The stakes are high for both Chinese and US companies. The former have turned to the American stock market for capital and international prestige for more than two decades, raising at least US$144 billion from some of the world’s largest investors. US companies are keen to maintain their access to China’s vast economy, especially Wall Street banks that gained unprecedented scope to operate in the country last year.
NYSE’s reversal was “quite unexpected,” said Jackson Wong, director of asset management at Amber Hill Capital Ltd in Hong Kong. “Some funds that had an obligation to unload these shares will now need to buy them back. Some investors are also starting to pricing in a scenario that the decision to halt delistings could be a start of a de-escalation in tensions between China and the US.”
China Mobile, the largest of the three, jumped 5.1 percent in Hong Kong on Tuesday. The company’s New York-listed shares surged 10 percent before the official open of US exchanges
Foreign Ministry spokesperson Hua Chunying on Tuesday urged the US to respect the rule of law and the market and protect the legitimate rights and interests of investors.
Hua said the US suppression of Chinese companies will have limited direct impact on relevant companies and will instead hurt the national interests and image of the US as well as the global status of the US capital market.
She urged the US to do more that is conducive to the stability of the global economy and maintain the order of the global financial market.
Calls and emails to the media department of the China Securities Regulatory Commission weren’t immediately returned Tuesday. The CSRC had responded to NYSE’s initial plan by calling it groundless and “not a wise move.” Spokespeople for the US Treasury Department, US Securities and Exchange Commission and the Financial Industry Regulatory Authority didn’t immediately reply to requests for comment.

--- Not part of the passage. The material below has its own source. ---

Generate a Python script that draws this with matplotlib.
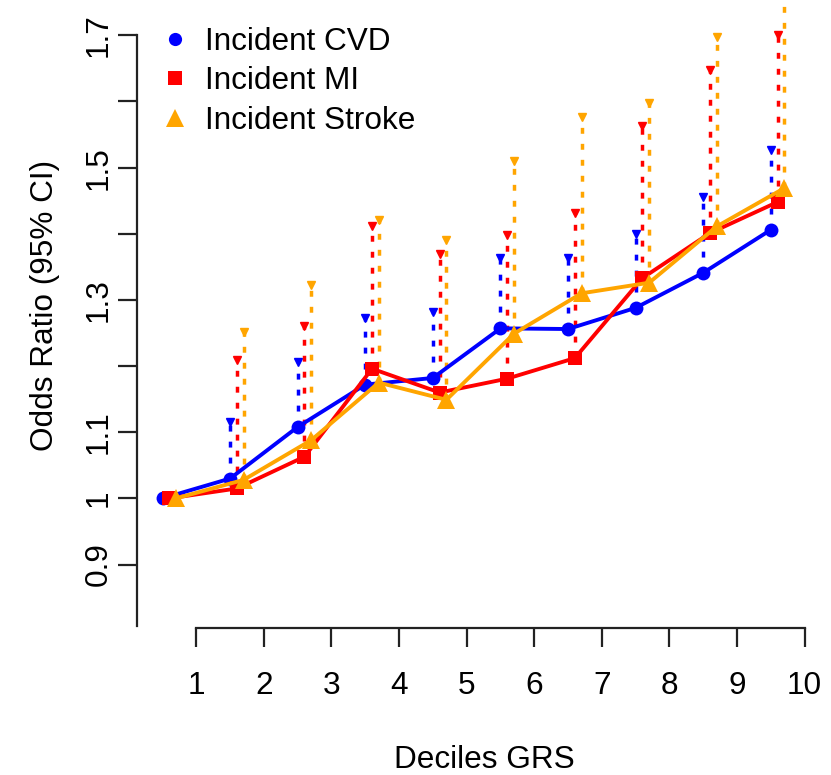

It’s unclear whether NYSE’s reversal will have any impact on index providers, which help guide investments worth trillions of dollars. FTSE Russell declined to comment on Tuesday, while MSCI and S&P Dow Jones couldn’t immediately be reached.
In separate statements, China Mobile, China Telecom and Unicom said they will continue to monitor developments. China Mobile, the largest of the three, jumped 5.1 percent in Hong Kong on Tuesday. The company’s New York-listed shares surged 10 percent before the official open of US exchanges.
On New Year’s Eve, NYSE said it would delist the three companies to comply with a November order by US President Donald Trump. It was the first time an American exchange had announced plans to remove a Chinese company as a direct result of rising geopolitical tensions between the two superpowers.
“The Trump administration is leaving,” said Orville Schell, director of the Asia Society’s Center on US-China Relations. “That puts a big question mark over anything that is ordered during Trump’s period of presidency.”
“This is the most bizarre series of events we have witnessed in the US during this analyst’s career,” said Edison Lee, the head of telecom research at Jefferies in Hong Kong.